In a Huffington Post article datelined September 14, 2012, (Nicosia, Cyprus), Spain, which was rumored as possibly not cooperating with the ECB’s bond buying program known as OMT’s or Outright Monetary Transactions, announced that it will reveal its new set of economic reforms by September 27. The announcement was made as aftermath of a meeting of finance ministers of the 17 member countries of the European Union held in Cyprus recently.
The market has been speculating on the non-participation of some countries like Spain with the ECB’s bailout plan and even anticipated a possible developing dissent among the EU members to the ECB’s bond buying program. The major bone of disagreement was the additional fiscal measures and reforms imposed by the ECB as requirements to avail of financial assistance through its OMT program.
Spain’s announcement heightened market expectations that other member countries will follow suit and institute monetary reforms in their countries and seek financial assistance through the ECB’s bond buying program. It may be recalled that the European debt crisis exposed the need for basic changes in the fiscal structure and policies of the troubled member countries. With the legality of ECB’s OMT program upheld by the German courts, Spain’s most recent announcement may signal the end of the debt crisis as other member countries are expected to follow suit.
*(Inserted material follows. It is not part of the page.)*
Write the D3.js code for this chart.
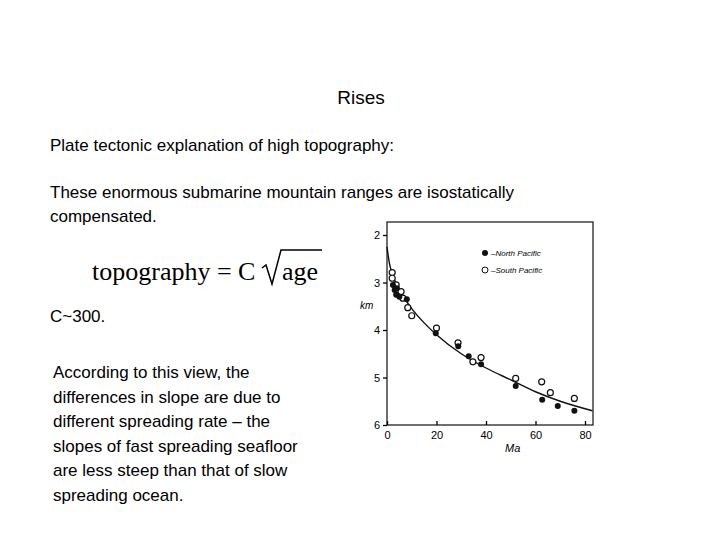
<!DOCTYPE html><html><head><meta charset="utf-8">
<script src="https://cdn.jsdelivr.net/npm/d3@7"></script>
<style>body{margin:0;background:#fff}</style></head><body>
<svg id="s" width="720" height="540"></svg>
<script>
const northAge=[2.4,3.1,3.7,4,5,8,19.7,28.8,33,38,52,62.7,69,75.7];
const northDepth=[3.05,3.16,3.26,3.12,3.3,3.35,4.07,4.34,4.55,4.72,5.18,5.47,5.6,5.7];
const southAge=[2.1,2.1,3.7,5.7,6.4,8.4,10,20,28.7,34.7,38,52,62.5,66,75.7];
const southDepth=[2.79,2.91,3.05,3.19,3.33,3.53,3.7,3.96,4.27,4.67,4.58,5.02,5.09,5.32,5.44];
const curveAge=[0,1,2,5,10,15,20,30,40,50,60,70,83];
const curveDepth=[2.25,2.6,2.8,3.15,3.55,3.85,4.1,4.5,4.8,5.05,5.3,5.5,5.7];
const xTicks=[0,20,40,60,80], yTicks=[2,3,4,5,6];
const svg=d3.select("#s");
const T=(x,y,t,o={})=>svg.append("text").attr("x",x).attr("y",y).text(t)
 .attr("font-family",o.f||"Liberation Sans, Arial").attr("font-size",o.s||17).attr("text-anchor",o.a||"start").attr("font-style",o.i||"normal");
T(361,104,"Rises",{a:"middle",s:19});
T(50,151,"Plate tectonic explanation of high topography:");
T(50,198,"These enormous submarine mountain ranges are isostatically");
T(50,222,"compensated.");
T(92,280,"topography = C",{f:"Liberation Serif, Times New Roman",s:26});
T(50,322,"C~300.");
["According to this view, the","differences in slope are due to","different spreading rate – the","slopes of fast spreading seafloor","are less steep than that of slow","spreading ocean."].forEach((t,i)=>T(53,378+i*24.5,t));
svg.append("path").attr("d","M262,268 L266,265 L272,284 L281,250 L322,250").attr("fill","none").attr("stroke","#000").attr("stroke-width",1.5);
T(282,280,"age",{f:"Liberation Serif, Times New Roman",s:26});
const x=d3.scaleLinear().domain([0,80]).range([387,585]);
const y=d3.scaleLinear().domain([2,6]).range([235,425]);
const g=svg.append("g").attr("stroke","#222").attr("stroke-width",1.3);
g.append("rect").attr("x",387).attr("y",222).attr("width",206).attr("height",203).attr("fill","none");
g.append("g").attr("transform","translate(0,425)").call(d3.axisBottom(x).tickValues(xTicks).tickFormat(d3.format("d")).tickSize(-4).tickPadding(6))
 .call(a=>{a.select(".domain").remove();a.selectAll("text").attr("font-size",11).attr("font-family","Liberation Sans").attr("stroke","none")});
g.append("g").attr("transform","translate(387,0)").call(d3.axisLeft(y).tickValues(yTicks).tickFormat(d3.format("d")).tickSize(4).tickPadding(3))
 .call(a=>{a.select(".domain").remove();a.selectAll("text").attr("font-size",11).attr("font-family","Liberation Sans").attr("stroke","none")});
T(360,309,"km",{s:10,i:"italic"});T(505,452,"Ma",{s:11,i:"italic"});
svg.append("path").datum(curveAge.map((a,i)=>[a,curveDepth[i]]))
 .attr("d",d3.line().x(d=>x(d[0])).y(d=>y(d[1])).curve(d3.curveMonotoneX)).attr("fill","none").attr("stroke","#111").attr("stroke-width",1.4);
southAge.forEach((a,i)=>svg.append("circle").attr("cx",x(a)).attr("cy",y(southDepth[i])).attr("r",3).attr("fill","#fff").attr("stroke","#111").attr("stroke-width",1.2));
northAge.forEach((a,i)=>svg.append("circle").attr("cx",x(a)).attr("cy",y(northDepth[i])).attr("r",3).attr("fill","#111"));
svg.append("circle").attr("cx",485).attr("cy",253).attr("r",3).attr("fill","#111");
svg.append("circle").attr("cx",485).attr("cy",270).attr("r",3).attr("fill","#fff").attr("stroke","#111");
T(491,256,"–North Pacific",{s:8,i:"italic"});T(491,273,"–South Pacific",{s:8,i:"italic"});
</script></body></html>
According to Gene Frieda, a financial global strategist for the company Moore Europe Capital Management, the ECB’s bond buying program is the best solution to the debt crisis that wreak havoc to the European financial markets and the most appropriate response to the internal funding stress experienced by the troubled countries as a result of shortages of bank collaterals.
The only stumbling block remaining is political agreement to the banking and fiscal reforms that comes with the bond buying program. Frieda believes that if these reforms are not put in place, the European countries can face financial disintegration altogether.
These recent developments created a growing optimism for the Euro and caused it to surge above the 1.3 level against the US Dollar. It is currently trading at 1.3110 with more potential for the upside although technically, the risk of reversal remains high with the formation of a key pattern on the candlestick charts made even more significant by the fact that said pattern is developing at a significant resistance level. 1.3170 remains to be the more immediate obstacle but a break of this argues for a push to the 1.3280 level and possibly the 1.3390 high.
With the US economy continuing to flounder and with the uncertainties in the upcoming US elections hounding the US Dollar, selling the US currency against the major currencies seems to be the prevailing sentiment among many forex traders.
For now, the ECB’s OMT program has given the European financial markets some breathing space again. The acute situation created by the debt crisis has somehow been relieved. And with the OMT providing a safety measure against similar crises in the future, the European Debt crisis may indeed be over soon.